Mental health issues can manifest at any time with varying degrees of significance on the emotional stability of a person. Symptoms of mental disorders usually start in early childhood, but some of the disorders may develop throughout the teenage years. The diagnosis is often made in the school years and sometimes earlier. Although some children with a mental disorder may not be recognized or diagnosed as having one. A variety of circumstances can evoke these mental health issues. Now imagine coping with these mental health issues and being expected to still be a normal student and conform to your peers around you.
Various mental disorders affect many children and families. Boys and girls of all ages, and ethnic or racial backgrounds, and any demographic, mental disorders do not discriminate. Many of the mental disorders are deeply rooted in our genetics and they also factor in our unbalanced modern day lifestyles. Children are also under copious amount of pressure to always succeed and be successful. Then that makes them too afraid to fail. We learn from our failings and we grow from them.
Teens especially, are at a position in their lives when they must face significant and sometimes difficult life transitions and peer pressures. They are simply just trying to identify with themselves and trying to figure out where there puzzle piece fits in society, all of which can show the way to behavioral and emotional changes. This is also a stage when families suffer from poor communication: teenagers often tend to keep their feelings and concerns to themselves away from their parents and other authority figures. Without communication, children typically get lost in their emotions and struggle with how to deal with them. Since children may not be able to describe what they are feeling, so they might show their feelings through behavior.

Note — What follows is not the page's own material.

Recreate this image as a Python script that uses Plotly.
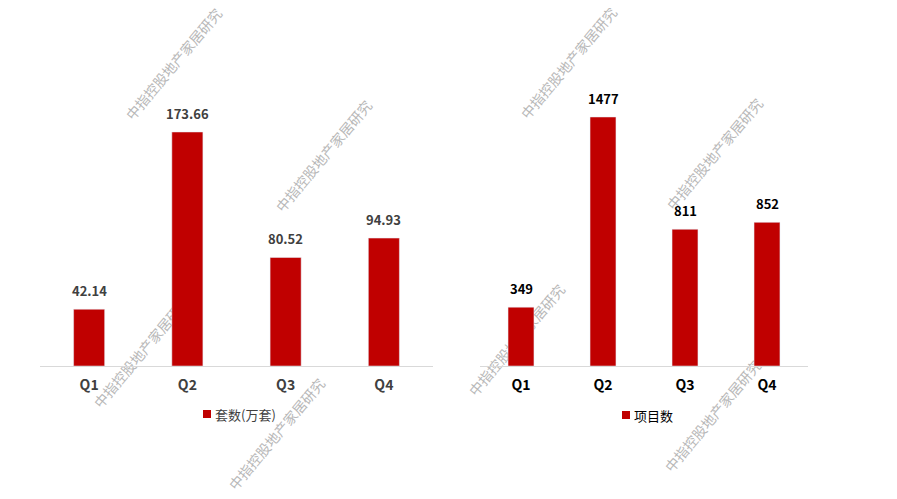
import plotly.graph_objects as go

quarters = ["Q1", "Q2", "Q3", "Q4"]
units_wan = [42.14, 173.66, 80.52, 94.93]
projects = [349, 1477, 811, 852]
name_left = "套数(万套)"
name_right = "项目数"
watermark_text = "中指控股地产家居研究"
# watermark centres in page pixels
wm_centres = [(175, 65), (325, 157), (143, 353), (278, 435),
              (570, 64), (716, 155), (518, 341), (714, 417)]

W, H = 897, 499
OFF = 8  # page body margin
RED = "#C00000"
FONT = "Noto Sans CJK SC, Microsoft YaHei, sans-serif"


def px(x):
    return (x - OFF) / W


def py(y):
    return 1 - (y - OFF) / H


fig = go.Figure()
fig.add_trace(go.Bar(x=quarters, y=units_wan, name=name_left, marker_color=RED,
                     xaxis="x", yaxis="y", showlegend=False))
fig.add_trace(go.Bar(x=quarters, y=projects, name=name_right, marker_color=RED,
                     xaxis="x2", yaxis="y2", showlegend=False))

ann = []
for q, v in zip(quarters, units_wan):
    ann.append(dict(x=q, y=v, xref="x", yref="y", text=f"<b>{v:.2f}</b>", showarrow=False,
                    yanchor="bottom", yshift=7, font=dict(size=13, color="#404040", family=FONT)))
for q, v in zip(quarters, projects):
    ann.append(dict(x=q, y=v, xref="x2", yref="y2", text=f"<b>{v}</b>", showarrow=False,
                    yanchor="bottom", yshift=7, font=dict(size=13, color="#000000", family=FONT)))

shapes = []
for cx, cy in wm_centres:
    x, y = px(cx), py(cy)
    shapes.append(dict(type="rect", xref="paper", yref="paper", layer="below",
                       x0=x - 0.001, x1=x + 0.001, y0=y - 0.001, y1=y + 0.001,
                       line=dict(width=0, color="rgba(0,0,0,0)"), fillcolor="rgba(0,0,0,0)",
                       label=dict(text=watermark_text, textangle=-50, textposition="middle center",
                                  font=dict(size=14, color="#B8B8B8", family=FONT))))

# manual legends (square swatch + label)
legend_items = [(name_left, 203, 414, "#404040"), (name_right, 622, 415, "#000000")]
for name, sx, sy, col in legend_items:
    shapes.append(dict(type="rect", xref="paper", yref="paper",
                       x0=px(sx), x1=px(sx + 8), y0=py(sy + 4), y1=py(sy - 4),
                       line=dict(width=0), fillcolor=RED))
    ann.append(dict(x=px(sx + 10), y=py(sy), xref="paper", yref="paper", text=name,
                    showarrow=False, xanchor="left", yanchor="middle",
                    font=dict(size=13, color=col, family=FONT)))

y_bottom = py(366)
y_top = py(40)
plot_h = 326
left_max = plot_h / (234 / 173.66)
right_max = plot_h / (249 / 1477)

axis_common = dict(showline=True, linecolor="#D9D9D9", linewidth=1, ticks="",
                   showgrid=False, zeroline=False, ticklabelstandoff=6)

fig.update_layout(
    width=W, height=H,
    margin=dict(l=0, r=0, t=0, b=0),
    paper_bgcolor="white", plot_bgcolor="white",
    bargap=0.684,
    font=dict(family=FONT),
    xaxis=dict(domain=[px(40), px(433)], anchor="y",
               tickfont=dict(size=14, color="#404040", family=FONT),
               tickvals=quarters, ticktext=[f"<b>{q}</b>" for q in quarters], **axis_common),
    xaxis2=dict(domain=[px(480), px(808)], anchor="y2",
                tickfont=dict(size=14, color="#000000", family=FONT),
                tickvals=quarters, ticktext=[f"<b>{q}</b>" for q in quarters], **axis_common),
    yaxis=dict(domain=[y_bottom, y_top], range=[0, left_max], visible=False),
    yaxis2=dict(domain=[y_bottom, y_top], range=[0, right_max], visible=False, anchor="x2"),
    annotations=ann,
    shapes=shapes,
    showlegend=False,
)

fig.write_html("out.html")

If the proper diagnosis is not formed during childhood, then the likelihood of the child carrying this well into adulthood is very high. In a recent article by parenting magazine states: “Nearly a third of all children diagnosed with attention-deficit/hyperactivity disorder (ADHD) continue to have ADHD into adulthood, according to an alarming new 20-year study that followed children with the disorder. The majority of those adults who still live with their childhood ADHD are subject to heightened risks of additional mental health issues and nearly five times the risk of suicide, according to the study.” (Bariker, n.d., para. 1)
Early diagnosis and appropriate services for children and their families can make a difference in the lives of children with mental disorders. Childhood mental disorders can be treated and managed throughout the child’s life. There are many treatment options, so parents and doctors should work closely with everyone involved in the child's treatment like teachers, coaches, therapists, or other family members. However, it is very essential that adolescents with mental illness like depression should get assistance on handling their problems. Taking advantage of all the resources available will help parents, health professionals and educators guide the child towards success.